The analyst’s annual report into the largest freight forwarders and their market concluded that while the industry grew 2% last year to reach $128.6bn, it failed to make up for the 3% contraction it experienced in 2013, when it fell to $126.1bn.
It appears that much of this is due to the continuing volatility in sea freight rates, while some 77% of respondents that Ti surveyed for the report had seen rising sea freight volumes over the course of the year, especially in contrast to air freight.
The report says: “Challenges persist in the sea freight market. Excess capacity, the continued introduction of mega-ships and falling rates resulted in volume gains for many forwarders.
“However, for many forwarders, these volumes gains proved difficult to translate into profits.”
And while the air freight market might have been weaker, volume-wise, over most of the year, the congestion problems on the US west coast and aviation’s ability to offer immediate solutions to issues such as the US west coast port congestion that threatened to shut down some of the country’s most important supply chains, “meant that it made a strong finish to the end of 2014”.
The report predicts that the freight forwarding market will experience a compound annual growth rate of 5.4% until 2018, when it will be worth $158.9bn, suggesting that forwarders have cause for optimism – although much of that growth will come from emerging markets.
However, it also cautions that the market is undergoing profound change, describing the freight forwarding business model as “under threat, as the global economy struggles and experts question whether the global supply chain is giving way to regional one”.
It adds: “Competition is also changing.

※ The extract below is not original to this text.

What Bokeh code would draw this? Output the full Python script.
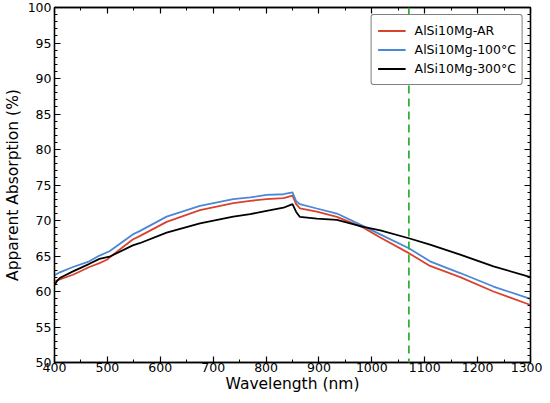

Traditional forwarders such as DHL, Kuehne + Nagel and Panalpina are facing e-commerce start-ups and freight brokers, as well as new entrants like Japan Post, which bought its way into the forwarding market via its Toll Holdings acquisition.”
DHL Global Forwarding remains the largest global forwarder in terms of revenue, with sales of €10.8bn in 2014, followed by Kuehne + Nagel, DB Schenker, Expeditors and Panalpina – this top five having a combined 23.9% share of the market.
In fact, the top 10 account for more than 40% of the global market, while the top 20 have a 55% market share, with tens of thousands forwarders around the global accounting for the remaining 45%.
But the report suggests: “By 2018, the 20 leading forwarders may look completely different from today, as the global environment changes.
“In addition, the rise of emerging markets, in particular those in Asia Pacific, will see these countries begin to display a dominance not seen before and thus change the competitive landscape.”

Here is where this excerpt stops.